No one who dies is 100% obedient. Either there's some amount of fudge factor there or there isn't. If not, then very few people would make it to heaven (perhaps that 144,000 number is accurate?). If so, then what do you have to say how much of a fudge factor there is? What scripture says that you can sin "so much" before getting in? How contrite and repentant do you have to be?

Remember: saying "I'll be a better Christian later" is still a forgivable sin.

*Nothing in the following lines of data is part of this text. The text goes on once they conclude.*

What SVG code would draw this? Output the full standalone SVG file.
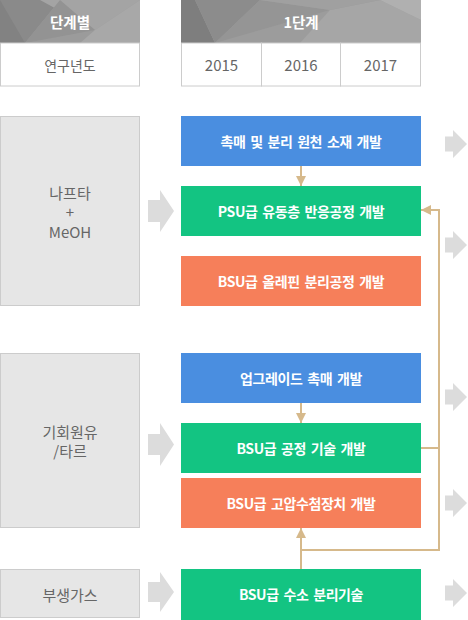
<svg xmlns="http://www.w3.org/2000/svg" width="468" height="620" viewBox="0 0 468 620">
<defs>
<marker id="ah" markerUnits="userSpaceOnUse" markerWidth="10" markerHeight="10" viewBox="0 0 10 10" refX="10" refY="5" orient="auto">
<path d="M0,0 L10,5 L0,10 z" fill="#d6b98b"/>
</marker>
<clipPath id="c1"><rect x="0" y="0" width="140" height="43"/></clipPath>
<clipPath id="c2"><rect x="181" y="0" width="240" height="43"/></clipPath>
</defs>
<style>
text{font-family:"Noto Sans CJK KR","Noto Sans",sans-serif;text-anchor:middle;dominant-baseline:central}
.hd{fill:#fff;font-size:14.5px;font-weight:bold}
.yr{fill:#666;font-size:15px}
.lb{fill:#666;font-size:14px}
.cell{fill:#fff;stroke:#ccc;stroke-width:1}
.src{fill:#e6e6e6;stroke:#ccc;stroke-width:1}
.st{fill:#666;font-size:15px}
.nt{fill:#fff;font-size:14px;font-weight:bold;letter-spacing:-0.4px;word-spacing:2px}
.blue{fill:#4a8ee0}
.green{fill:#13c482}
.orange{fill:#f67f5a}
.ga{fill:#dcdcdc}
.con{fill:none;stroke:#d6b98b;stroke-width:2}
</style>
<g id="header-left">
<g clip-path="url(#c1)">
<rect x="0" y="0" width="140" height="43" fill="#9b9b9b"/>
<polygon points="0,0 40,0 25,43 0,43" fill="#828282"/>
<polygon points="0,0 60,0 25,43" fill="#8a8a8a"/>
<polygon points="40,0 140,0 95,30" fill="#a4a4a4"/>
<polygon points="60,0 95,30 25,43" fill="#939393"/>
<polygon points="95,30 140,0 140,43 80,43" fill="#a8a8a8"/>
</g>
<text class="hd" x="70" y="21">단계별</text>
<rect class="cell" x="0.5" y="43" width="139" height="43"/>
<text class="lb" x="70" y="64.5">연구년도</text>
</g>
<g id="header-right">
<g clip-path="url(#c2)">
<rect x="181" y="0" width="240" height="43" fill="#9c9c9c"/>
<polygon points="181,0 195,0 215,43 181,43" fill="#7e7e7e"/>
<polygon points="195,0 260,0 215,43" fill="#8c8c8c"/>
<polygon points="260,0 330,10 215,43" fill="#959595"/>
<polygon points="330,10 380,0 421,20 421,43 300,43" fill="#a6a6a6"/>
<polygon points="260,0 380,0 330,10" fill="#a0a0a0"/>
<polygon points="380,0 421,0 421,20" fill="#b0b0b0"/>
</g>
<text class="hd" x="301" y="21">1단계</text>
<rect class="cell" x="181.5" y="43" width="80" height="43"/>
<rect class="cell" x="261.5" y="43" width="79" height="43"/>
<rect class="cell" x="340.5" y="43" width="80" height="43"/>
<text class="yr" x="221.5" y="64.5">2015</text>
<text class="yr" x="301" y="64.5">2016</text>
<text class="yr" x="380.5" y="64.5">2017</text>
</g>
<g id="src-naphtha">
<rect class="src" x="0.5" y="116.5" width="139" height="189"/>
<text class="st" x="70" y="192">나프타</text>
<text class="st" x="70" y="211.5">+</text>
<text class="st" x="70" y="231">MeOH</text>
</g>
<g id="src-crude">
<rect class="src" x="0.5" y="353.5" width="139" height="174"/>
<text class="st" x="70" y="431">기회원유</text>
<text class="st" x="70" y="450">/타르</text>
</g>
<g id="src-gas">
<rect class="src" x="0.5" y="569.5" width="139" height="48"/>
<text class="st" x="70" y="594">부생가스</text>
</g>
<g id="in-arrows">
<polygon class="ga" points="148,200 160,200 160,190 174,211 160,232 160,222 148,222"/>
<polygon class="ga" points="148,434 160,434 160,423 174,444.5 160,466 160,455 148,455"/>
<polygon class="ga" points="148,582 160,582 160,572 174,592 160,612 160,602 148,602"/>
</g>
<g id="n1">
<rect class="blue" x="181" y="116" width="240" height="50"/>
<text class="nt" x="301" y="141">촉매 및 분리 원천 소재 개발</text>
</g>
<g id="n2">
<rect class="green" x="181" y="186" width="240" height="50"/>
<text class="nt" x="301" y="211">PSU급 유동층 반응공정 개발</text>
</g>
<g id="n3">
<rect class="orange" x="181" y="256" width="240" height="50"/>
<text class="nt" x="301" y="281">BSU급 올레핀 분리공정 개발</text>
</g>
<g id="n4">
<rect class="blue" x="181" y="353" width="240" height="50"/>
<text class="nt" x="301" y="378">업그레이드 촉매 개발</text>
</g>
<g id="n5">
<rect class="green" x="181" y="423" width="240" height="50"/>
<text class="nt" x="301" y="448">BSU급 공정 기술 개발</text>
</g>
<g id="n6">
<rect class="orange" x="181" y="478" width="240" height="50"/>
<text class="nt" x="301" y="503">BSU급 고압수첨장치 개발</text>
</g>
<g id="n7">
<rect class="green" x="181" y="569" width="240" height="51"/>
<text class="nt" x="301" y="594">BSU급 수소 분리기술</text>
</g>
<g id="out-arrows">
<polygon class="ga" points="445,136.5 453,136.5 453,130 467,144 453,158 453,151.5 445,151.5"/>
<polygon class="ga" points="445,237.5 453,237.5 453,231 467,245 453,259 453,252.5 445,252.5"/>
<polygon class="ga" points="445,389.5 453,389.5 453,383 467,397 453,411 453,404.5 445,404.5"/>
<polygon class="ga" points="445,495.5 453,495.5 453,489 467,503 453,517 453,510.5 445,510.5"/>
<polygon class="ga" points="445,585.5 453,585.5 453,579 467,593 453,607 453,600.5 445,600.5"/>
</g>
<g id="connectors">
<path class="con" d="M301,166 V186" marker-end="url(#ah)"/>
<path class="con" d="M301,403 V423" marker-end="url(#ah)"/>
<path class="con" d="M439,551 V210 H421" marker-end="url(#ah)"/>
<path class="con" d="M421,448 H439"/>
<path class="con" d="M440,550 H301"/>
<path class="con" d="M301,569 V528" marker-end="url(#ah)"/>
</g>
</svg>
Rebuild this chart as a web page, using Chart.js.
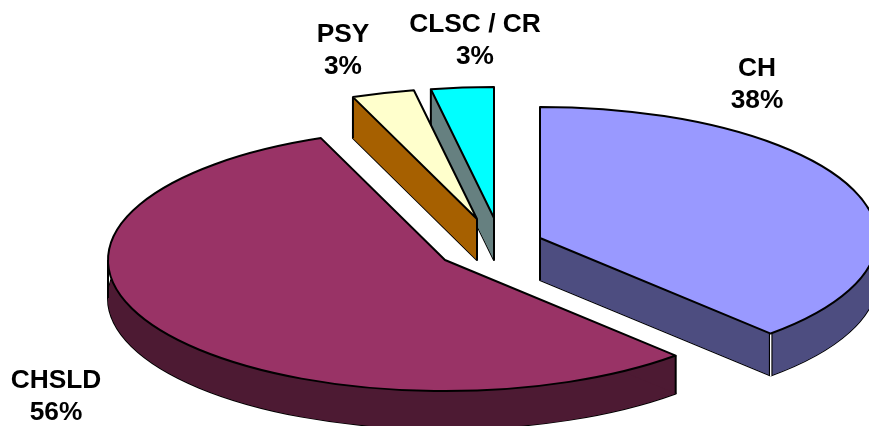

(16-02-2015 01:44 PM)The Q Continuum Wrote:  2. You do have a real loophole, however it takes the emotional courage to exploit it to say, "I REALLY do believe that Jesus was shredded and tortured for my sin and that He is the sole payment for my sin. So I'll screw around for a while, hope I don't die and go to Hell, and then trust Jesus." I've heard people I'm witnessing to say dopey things like this, yes, but I would question whether they really know Jesus in a pre-salvation sense. I mean, I've heard atheists say something similar like "If there's a god and He really wants me to be saved, He'll force me to be saved when the time is right." This error of fatalism is usually underscored in any study of heresy whether the Christian studying is a free will or a reform theologian.

Perhaps there's a more realistic middle ground. One where a person wants to behave, but they also have a hard time giving something up. The whole notion of "gaming the system" doesn't have to be as overt or intentional as that. I know Jesus complained about lukewarm people, but again, where's the actual line? No one is perfect, and without some fudge factor, no one makes it to heaven.